Mme Marie Ginoux era la titolare del Café de la Gare di Arles, bar e piccolo albergo che conduceva con il marito Joseph. Qui nel febbraio 1888 si era sistemato Vincent Van Gogh, appena arrivato nella cittadina provenzale. Da loro Vincent avrebbe preso successivamente in affitto la famosa Casa Gialla, soggetto di uno dei suoi quadri più iconici. Conosciamo bene le fattezze di madame Ginoux per il fatto che quel suo inquilino le ha fatto ben sette ritratti, che si aggiungono a quello realizzato da Paul Gauguin durante i celebri e tempestosi mesi di convivenza con Van Gogh ad Arles. Gauguin, com’è naturale che fosse, la ritrae al tavolino del suo Café con bottiglia e bicchiere.
Van Gogh invece in tutte le sette varianti, tre delle quali realizzate nel periodo di ricovero nell’ospedale psichiatrico di Saint-Rémy, introduce una costante un po’ inaspettata: sul tavolino mette una pila di libri. Madame Ginoux era dunque un’accanita lettrice? Non lo sappiamo, ma c’è da dubitarne. L’accanito lettore era invece Van Gogh, “pittore colto”, come sottolinea il titolo della mostra da poco aperta al Mudec di Milano. In quattro dei ritratti a madame Genoux Vincent rende ben leggibili i titoli dei libri impilati, quasi per farci sapere che sono stati libri importanti per lui.
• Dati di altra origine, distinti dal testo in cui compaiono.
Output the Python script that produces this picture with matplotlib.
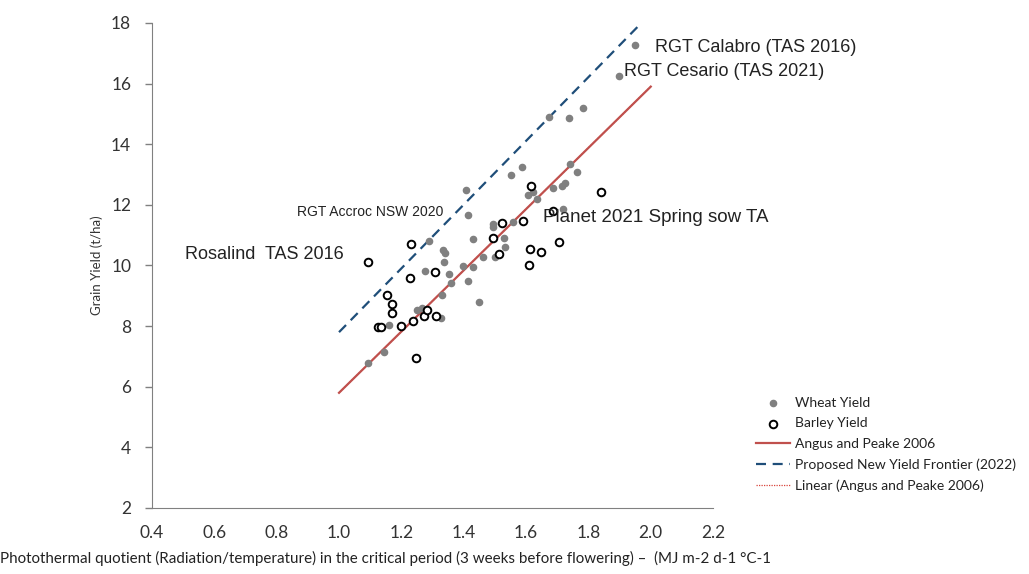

Sono La capanna dello zio Tom di Beecher Stowe e il Racconto di Natale di Dickens. Quest’ultimo nelle varie versioni del ritratto compare sia in edizione francese che inglese: Van Gogh leggeva e parlava indifferentemente nelle due lingue, oltre che naturalmente in olandese. Pittore colto, appunto. C’è voluto il prezioso accanimento di una studiosa italiana per sfatare la leggenda dell’artista tutto istinto e poca cultura. Mariella Guzzoni ha pubblicato nel 2021 un libro in cui ha raccolto tutte le sue ricerche, uscito prima in inglese e poi in italiano, I libri di Vincent (Johan & Levi, 2020). La mostra milanese la vede naturalmente in prima fila, perché è lei ad aver rimesso insieme i titoli che componevano il mondo di Van Gogh, partendo da quel formidabile serbatoio d’informazioni costituito dalle oltre mille lettere dell’artista.
Van Gogh, pittore nomade, non poteva permettersi di tenere una biblioteca, tant’è vero che delle centinaia di libri passati per le sue mani, se ne sono salvati solo tre, custoditi al Van Gogh Museum di Amsterdam: merito del lavoro di Mariella Guzzoni è aver recuperato le edizioni originali dei volumi da lui citati, che molte volte sono diventati anche soggetto di suoi quadri. I libri, insomma, riempiono la vita di Van Gogh. La riempiono anche nel senso che sono decine i quadri in cui volumi entrano come soggetto. Uno dei casi più emblematici è la stupenda Natura morta con statuetta in gesso del 1887. In primo piano, insieme a un rametto di rose, Van Gogh ha posizionato due titoli cult per lui: Germinie Lacerteux dei Goncourt e Bel-Ami di Maupassant. “Capolavori che dipingono la vita come anche noi la sentiamo e quindi rispondono a quel bisogno che proviamo, di sentirci dire la verità”, scrive alla sorella Willemien nell’ottobre di quello stesso anno. “Dipingono la vita”, scrive per sottolineare una significativa sovrapposizione tra le due arti.
L’attenzione di Van Gogh non è mai per la portata letteraria: confessa non a caso la sua avversione per Baudelaire, a cui contrappone la forza morale di Walt Whitman, un poeta che “vede nell’avvenire e anche nel presente un mondo di salute, di amore carnale aperto e sincero – di amicizia – di lavoro sotto il grande firmamento stellato“. Sono parole che entrano immediatamente in relazione con il capolavoro Notte stella sul Rodano, dipinto proprio in quel 1888.